It is sometimes difficult to be temperate. You look around at the waste, the dissatisfaction, the petty strivings of petty humans. You want to vent your anger. That fact that you number yourself among them doesn't help. Tut, tut -- such laziness and cupidity. Leaving the lights on, eating like pigs, savoring each other's bad behavior before passing judgement. Giving in to fatigue, mental and physical. Giving up the chase after truth. The truth is like beauty, it's an elusive bird, let it go. It's camouflaged by this artificial skin we call culture. The truth -- you probably wouldn't recognize it even if you did happen to get close enough to flush it out. But you're no hunter, you're just a schlub, another commuter sitting out on the highway, fist raised to the sky, cursing a god you don't even believe in. You have lived long enough to know that the truth is relative. You look at the gravestones in the little cemetery off Glenwood Road. The truth lies underground.
Let me ask the superficial hedonists who still love the creamy smell of a new car, those who get turned on by mass-produced machines, "What will it smell like when you're lying in your coffins, nestled in satin, the hairs in your nostrils still sprouting? Will it smell like a new car?" Effin formaldehyde. That's what I smell when I remember my Uncle John lying in a hospital bed at Beekman Downtown, almost at the foot of the Brooklyn Bridge, close by the Fulton Fish Market before they moved it to the Bronx, the signs in the corridors in three languages: English, Spanish, and Chinese. He lay there slurring his words. "What did the sawbones say? Am I gonna make it?" He pulled his gown aside and showed me where they had drawn those purple lines across his back and his chest. Showing the technicians where to shoot the radiation into him. He looked like one of those diagrams of a steer you used to see hanging in butcher shops, to point out where the different cuts of meat come from. He twisted his head from side to side. "They won't let me wear my teeth." This was a long time ago.
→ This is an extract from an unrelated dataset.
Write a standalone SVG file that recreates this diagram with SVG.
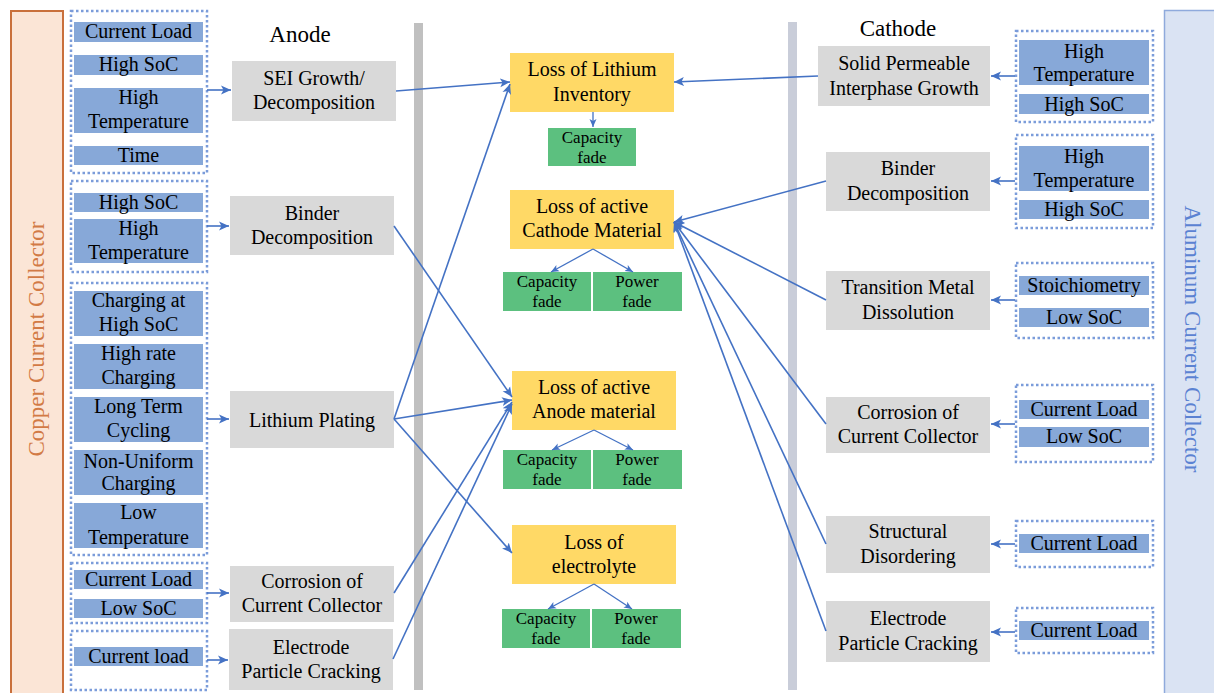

Within weeks of Uncle John's death, I was back to smoking again. He was safely buried in the ground and I was banging on the piano in the St. John's parish hall during the day. At night it was a different story. I got high and drove around Jersey aimlessly like someone out of a Springsteen song without the working class glamour. After a couple of hours, I'd get hungry, find a diner, and eat like a pig. The infamous cheeseburger deluxe, or a mushroom swiss omelette with bacon on the side, or maybe a meat loaf sandwich with extra gravy, and a slice of that tall Boston Creme pie they keep in those rotating glass cases. Shite on loneliness, I had food. Tell me, poot, has anyone figured out what to do with surplus anger? I know now that you can't eat it away, or pummel it out of yourself by pounding the twelve-bar blues. You can't hide it with dope or confess it to a journal and expect it to go away. It just sits there inside you like a radioactive pill, slowly killing you. I saw anger walking away from me down Hunnewell Avenue a hundred times, my old man bristling at the yoke, having to go to work and report to someone with an inferior mind. The effin truth was a joke. We had everything we needed but it didn't matter. We strove to be something other than what we were.
In church they preached that only love could staunch anger and heal its wounds. It sounded good but I rarely saw it work, and when I did I always saw the lover suffer. Quist didn't like to talk about church but he did say once, "That's what love is, poot -- suffering. They're telling the truth."